To reassure investors that the BEE agreements don't amount to state control, the government has made the charters nonbinding. But by making procurement from black firms one of the central planks of the new policy, the result is the same. "You just have to have a few key players demanding that all their suppliers are empowered, and because businesses are interdependent, you start a snowball effect," says Colin Reddy, BEE research director at BusinessMap Foundation, which tracks the South African economy. "Pretty soon, no one can afford to sit and do nothing."
Even so, BEE got off to a bad start. Two years ago, when word leaked that mining companies would have to sell 51% stakes to black owners within 10 years, investors wiped millions of dollars off mining stocks in a single day.
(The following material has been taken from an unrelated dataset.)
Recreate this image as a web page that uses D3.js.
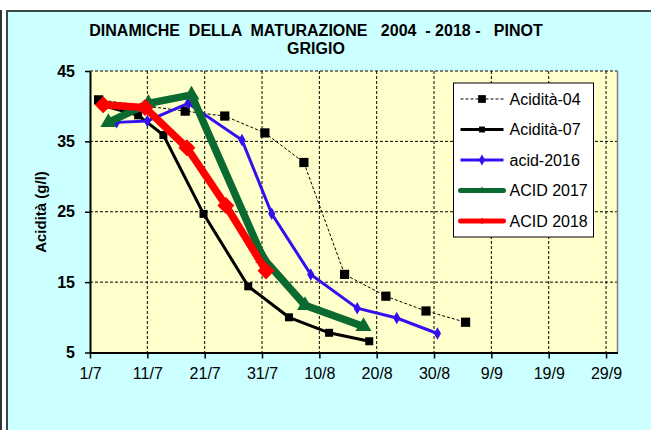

A few months later, when the mining charter was finally approved, black ownership levels had been set at 26% — enough to create a critical mass of middle-class blacks, insisted the government, but not so much that the market would choke. "That massive flight of capital caused the President and the government to pause and say, 'We can mess this up,'" says Bheki Sibiya, head of Business Unity South Africa, an umbrella group of white and black businesses. By the time the charter was launched, the mining industry, which accounts for more than one-third of South Africa's exports, had also recognized that real change was needed. Over the past 18 months a flood of deals in the industry has increased black ownership to around 15%, well on the way to the 2012 goal. Even diamond miners De Beers, long a symbol of white might, will soon sell a stake to black investors.